Thursday, April 27, 2017

Babe Ruth Day

By the spring of 1947 it was evident that Babe Ruth was very sick, though it was not widely known he'd been diagnosed with throat cancer from which would die in August 1948.  Gaunt from the loss of considerable weight, his hair gone grey, the Babe had difficulty walking unaided.

Baseball Commissioner "Happy" Chandler designated April 27 as Babe Ruth Day and 58,339 fans jammed into Yankee Stadium to celebrate the greatest player in the game's history.  The Commissioner announced that Ruth was taking on a new assignment as director of baseball for the American Legion, and the Bambino was introduced by Larry Cutler, a 13-year old American Legion player.  Babe's remarks follow:

Thank you very much, ladies and gentlemen.

You know how bad my voice sounds -- well it feels just as bad.
You know this baseball game of ours comes up from the youth. That means the boys.
And after you're a boy and grow up to know how to play ball, then you come to the boys you see representing themselves today in your national pastime, the only real game -- I think -- in the world, baseball.
As a rule, some people think if you give them a football, or a baseball, or something like that -- naturally they're athletes right away.
But you can't do that in baseball.
You've gotta start from way down [at] the bottom, when you're six or seven years of age. You can't wait until you're fifteen or sixteen. You gotta let it grow up with you. And if you're successful, and you try hard enough, you're bound to come out on top -- just like these boys have come to the top now.
There's been so many lovely things said about me, and I'm glad that I've had the opportunity to thank everybody.
Thank you.
Sportswriter Jimmy Cannon reported on the event in the next day's edition of the New York Post:
The camel’s hair cap was flat and big on his head and his face was angular and creased. The camel’s hair coat blew loosely in the draught and there was no belly beneath his belt. The collar of the green shirt billowed out from the emaciated neck and the cigar was out in his left hand. The tan on his face seemed unnatural because he didn’t look like a man who had been out in the sun.

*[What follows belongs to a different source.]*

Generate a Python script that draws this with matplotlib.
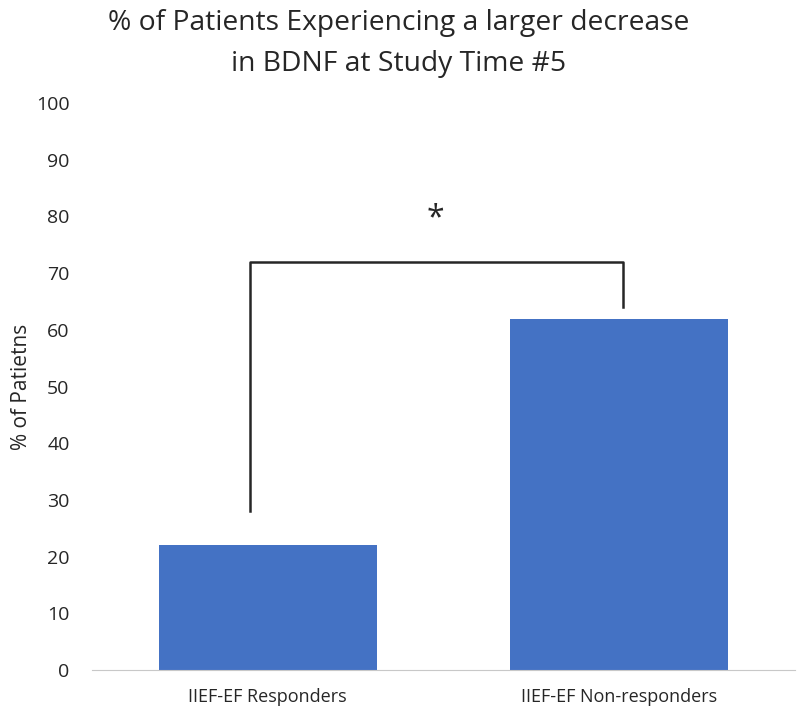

There was a guy on each side of him and they moved in close and braced him when they approached the stairs and the specials and peanut guys stood back and shook their heads as he passed. They know, as everyone who has ever read a sports page knows that the money he had drawn as a Yankee had built this stadium. Now the greatest Yankee of them all walked as a stranger under the stands and that’s the only part of a park a ball player really knows besides the field.